__Exercise__: For the listing that follows, give again exactly the lines from the one with "Recreate this image" to the one with "</style></head><body>", including both.

__Raw records__:
▬▬▬▬▬▬▬▬▬▬
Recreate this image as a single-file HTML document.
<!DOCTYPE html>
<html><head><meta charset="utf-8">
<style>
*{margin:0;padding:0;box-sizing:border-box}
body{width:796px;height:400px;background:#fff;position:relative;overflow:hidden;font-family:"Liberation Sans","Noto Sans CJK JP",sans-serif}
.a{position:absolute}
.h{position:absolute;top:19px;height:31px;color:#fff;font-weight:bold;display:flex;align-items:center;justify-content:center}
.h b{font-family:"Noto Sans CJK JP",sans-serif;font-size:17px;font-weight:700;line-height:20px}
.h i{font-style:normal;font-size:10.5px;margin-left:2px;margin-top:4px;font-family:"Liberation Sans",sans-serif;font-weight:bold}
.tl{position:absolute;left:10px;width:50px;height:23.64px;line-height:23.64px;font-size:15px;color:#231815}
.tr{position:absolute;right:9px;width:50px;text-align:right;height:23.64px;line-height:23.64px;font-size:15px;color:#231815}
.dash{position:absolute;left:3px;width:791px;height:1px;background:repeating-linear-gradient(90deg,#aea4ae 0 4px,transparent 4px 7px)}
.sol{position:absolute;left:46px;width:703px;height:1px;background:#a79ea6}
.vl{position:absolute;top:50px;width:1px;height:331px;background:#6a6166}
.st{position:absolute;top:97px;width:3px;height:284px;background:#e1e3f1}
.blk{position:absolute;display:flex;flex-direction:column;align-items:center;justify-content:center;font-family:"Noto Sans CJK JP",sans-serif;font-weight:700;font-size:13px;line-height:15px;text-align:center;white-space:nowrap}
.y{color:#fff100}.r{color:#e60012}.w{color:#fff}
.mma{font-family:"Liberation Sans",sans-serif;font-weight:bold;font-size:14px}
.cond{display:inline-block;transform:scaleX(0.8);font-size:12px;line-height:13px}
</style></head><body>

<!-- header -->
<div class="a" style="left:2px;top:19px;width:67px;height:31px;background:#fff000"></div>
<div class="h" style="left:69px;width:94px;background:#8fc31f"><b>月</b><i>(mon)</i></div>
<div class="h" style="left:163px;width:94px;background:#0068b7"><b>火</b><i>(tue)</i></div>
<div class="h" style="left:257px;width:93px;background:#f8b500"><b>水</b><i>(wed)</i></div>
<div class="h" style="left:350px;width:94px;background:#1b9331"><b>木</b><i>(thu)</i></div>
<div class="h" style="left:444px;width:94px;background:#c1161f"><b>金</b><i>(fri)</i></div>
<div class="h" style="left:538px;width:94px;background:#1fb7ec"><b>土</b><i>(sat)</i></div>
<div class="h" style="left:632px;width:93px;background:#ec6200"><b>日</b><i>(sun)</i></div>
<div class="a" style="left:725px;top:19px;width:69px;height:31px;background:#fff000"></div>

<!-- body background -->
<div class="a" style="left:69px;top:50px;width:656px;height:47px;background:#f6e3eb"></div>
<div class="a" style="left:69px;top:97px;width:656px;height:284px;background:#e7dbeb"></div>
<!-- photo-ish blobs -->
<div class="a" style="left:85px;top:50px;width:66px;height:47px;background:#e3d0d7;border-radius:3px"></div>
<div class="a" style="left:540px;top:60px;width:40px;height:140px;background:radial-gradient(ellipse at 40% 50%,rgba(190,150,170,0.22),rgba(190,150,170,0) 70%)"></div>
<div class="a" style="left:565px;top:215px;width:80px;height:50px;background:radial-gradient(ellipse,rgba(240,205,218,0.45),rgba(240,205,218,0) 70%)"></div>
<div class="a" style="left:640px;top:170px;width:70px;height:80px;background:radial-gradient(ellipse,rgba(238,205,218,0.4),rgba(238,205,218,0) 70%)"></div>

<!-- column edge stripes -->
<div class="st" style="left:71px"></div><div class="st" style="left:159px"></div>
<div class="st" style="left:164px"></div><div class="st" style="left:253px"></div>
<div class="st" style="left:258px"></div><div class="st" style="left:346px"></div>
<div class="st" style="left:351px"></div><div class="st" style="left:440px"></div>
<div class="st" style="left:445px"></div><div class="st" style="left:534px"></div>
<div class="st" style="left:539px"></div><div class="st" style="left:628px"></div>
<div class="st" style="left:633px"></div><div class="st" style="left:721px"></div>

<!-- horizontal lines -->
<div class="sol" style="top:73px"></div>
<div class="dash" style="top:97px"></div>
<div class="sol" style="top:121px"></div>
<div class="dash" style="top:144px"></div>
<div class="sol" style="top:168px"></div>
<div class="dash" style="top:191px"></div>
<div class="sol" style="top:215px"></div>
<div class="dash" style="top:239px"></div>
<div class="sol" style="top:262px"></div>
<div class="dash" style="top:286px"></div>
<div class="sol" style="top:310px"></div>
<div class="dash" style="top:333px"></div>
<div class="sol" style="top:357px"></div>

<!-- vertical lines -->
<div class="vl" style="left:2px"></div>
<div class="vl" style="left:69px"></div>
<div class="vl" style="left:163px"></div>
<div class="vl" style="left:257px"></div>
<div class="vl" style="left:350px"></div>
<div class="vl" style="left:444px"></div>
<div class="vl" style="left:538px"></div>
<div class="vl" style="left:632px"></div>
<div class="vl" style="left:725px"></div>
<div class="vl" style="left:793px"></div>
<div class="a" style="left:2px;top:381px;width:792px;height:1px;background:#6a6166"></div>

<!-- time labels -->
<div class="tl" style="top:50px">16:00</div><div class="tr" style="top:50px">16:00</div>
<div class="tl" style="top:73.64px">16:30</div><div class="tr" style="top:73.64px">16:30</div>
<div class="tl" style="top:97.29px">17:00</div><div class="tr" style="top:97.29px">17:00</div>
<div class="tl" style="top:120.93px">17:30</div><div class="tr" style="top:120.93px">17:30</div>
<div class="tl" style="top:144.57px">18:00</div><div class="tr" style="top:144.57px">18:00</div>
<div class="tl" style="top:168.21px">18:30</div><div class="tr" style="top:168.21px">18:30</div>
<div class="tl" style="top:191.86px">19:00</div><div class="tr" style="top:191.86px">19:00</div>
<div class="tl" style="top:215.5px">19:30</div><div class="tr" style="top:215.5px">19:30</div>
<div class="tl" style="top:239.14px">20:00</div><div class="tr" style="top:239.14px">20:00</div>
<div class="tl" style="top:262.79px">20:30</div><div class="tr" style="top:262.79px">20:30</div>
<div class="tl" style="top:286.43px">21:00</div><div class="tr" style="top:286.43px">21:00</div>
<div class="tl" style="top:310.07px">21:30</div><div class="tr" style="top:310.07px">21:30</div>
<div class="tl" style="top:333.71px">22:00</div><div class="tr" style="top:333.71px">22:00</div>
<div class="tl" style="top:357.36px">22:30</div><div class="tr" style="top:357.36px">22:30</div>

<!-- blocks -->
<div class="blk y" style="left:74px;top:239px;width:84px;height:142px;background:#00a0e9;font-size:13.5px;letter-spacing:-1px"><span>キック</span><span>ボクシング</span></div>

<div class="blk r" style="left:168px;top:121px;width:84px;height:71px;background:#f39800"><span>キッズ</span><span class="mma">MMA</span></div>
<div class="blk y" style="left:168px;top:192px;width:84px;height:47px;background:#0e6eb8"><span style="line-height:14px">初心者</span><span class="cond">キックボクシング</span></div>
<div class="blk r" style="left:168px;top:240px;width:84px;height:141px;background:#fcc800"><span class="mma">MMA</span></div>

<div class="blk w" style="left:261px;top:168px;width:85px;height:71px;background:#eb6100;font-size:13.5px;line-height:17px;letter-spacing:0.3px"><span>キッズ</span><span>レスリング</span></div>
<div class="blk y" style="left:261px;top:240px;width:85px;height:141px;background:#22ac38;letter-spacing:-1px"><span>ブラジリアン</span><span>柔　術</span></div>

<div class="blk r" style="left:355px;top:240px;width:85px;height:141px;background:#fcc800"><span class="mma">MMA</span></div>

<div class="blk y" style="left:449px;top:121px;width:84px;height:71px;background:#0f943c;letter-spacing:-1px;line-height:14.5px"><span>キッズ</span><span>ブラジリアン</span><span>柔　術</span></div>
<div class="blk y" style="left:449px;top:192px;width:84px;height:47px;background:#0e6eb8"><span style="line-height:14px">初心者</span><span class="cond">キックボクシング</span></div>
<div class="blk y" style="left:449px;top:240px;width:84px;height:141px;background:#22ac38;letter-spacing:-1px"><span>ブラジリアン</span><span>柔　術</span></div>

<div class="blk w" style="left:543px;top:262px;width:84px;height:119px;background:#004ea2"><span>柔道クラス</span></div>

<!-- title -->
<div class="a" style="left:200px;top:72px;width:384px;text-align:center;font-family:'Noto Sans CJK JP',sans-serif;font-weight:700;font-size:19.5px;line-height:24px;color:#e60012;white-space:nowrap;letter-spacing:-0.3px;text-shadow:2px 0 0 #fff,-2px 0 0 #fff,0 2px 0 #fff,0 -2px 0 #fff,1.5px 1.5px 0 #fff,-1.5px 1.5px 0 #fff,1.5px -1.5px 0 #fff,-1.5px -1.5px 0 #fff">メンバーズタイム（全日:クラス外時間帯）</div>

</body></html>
▬▬▬▬▬▬▬▬▬▬
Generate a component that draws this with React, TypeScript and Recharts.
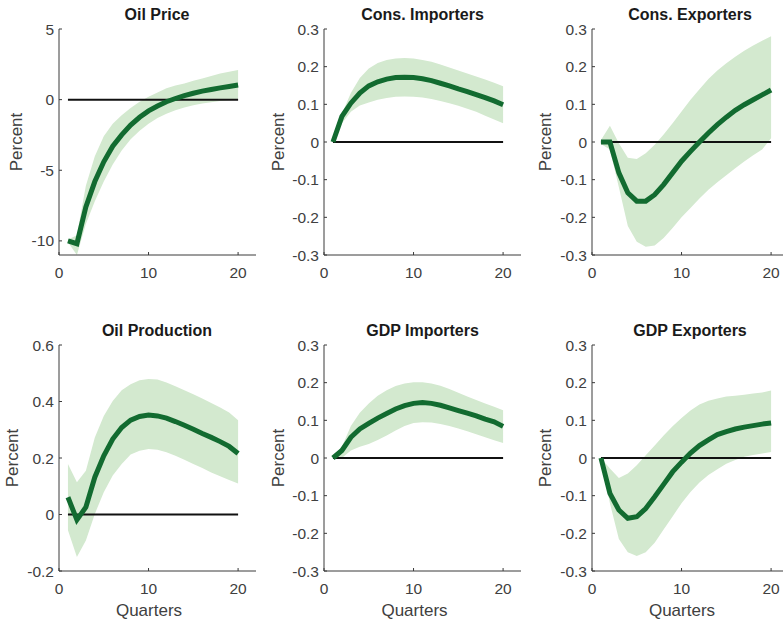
▬▬▬▬▬▬▬▬▬▬
__Expected answer__:
Recreate this image as a single-file HTML document.
<!DOCTYPE html>
<html><head><meta charset="utf-8">
<style>
*{margin:0;padding:0;box-sizing:border-box}
body{width:796px;height:400px;background:#fff;position:relative;overflow:hidden;font-family:"Liberation Sans","Noto Sans CJK JP",sans-serif}
.a{position:absolute}
.h{position:absolute;top:19px;height:31px;color:#fff;font-weight:bold;display:flex;align-items:center;justify-content:center}
.h b{font-family:"Noto Sans CJK JP",sans-serif;font-size:17px;font-weight:700;line-height:20px}
.h i{font-style:normal;font-size:10.5px;margin-left:2px;margin-top:4px;font-family:"Liberation Sans",sans-serif;font-weight:bold}
.tl{position:absolute;left:10px;width:50px;height:23.64px;line-height:23.64px;font-size:15px;color:#231815}
.tr{position:absolute;right:9px;width:50px;text-align:right;height:23.64px;line-height:23.64px;font-size:15px;color:#231815}
.dash{position:absolute;left:3px;width:791px;height:1px;background:repeating-linear-gradient(90deg,#aea4ae 0 4px,transparent 4px 7px)}
.sol{position:absolute;left:46px;width:703px;height:1px;background:#a79ea6}
.vl{position:absolute;top:50px;width:1px;height:331px;background:#6a6166}
.st{position:absolute;top:97px;width:3px;height:284px;background:#e1e3f1}
.blk{position:absolute;display:flex;flex-direction:column;align-items:center;justify-content:center;font-family:"Noto Sans CJK JP",sans-serif;font-weight:700;font-size:13px;line-height:15px;text-align:center;white-space:nowrap}
.y{color:#fff100}.r{color:#e60012}.w{color:#fff}
.mma{font-family:"Liberation Sans",sans-serif;font-weight:bold;font-size:14px}
.cond{display:inline-block;transform:scaleX(0.8);font-size:12px;line-height:13px}
</style></head><body>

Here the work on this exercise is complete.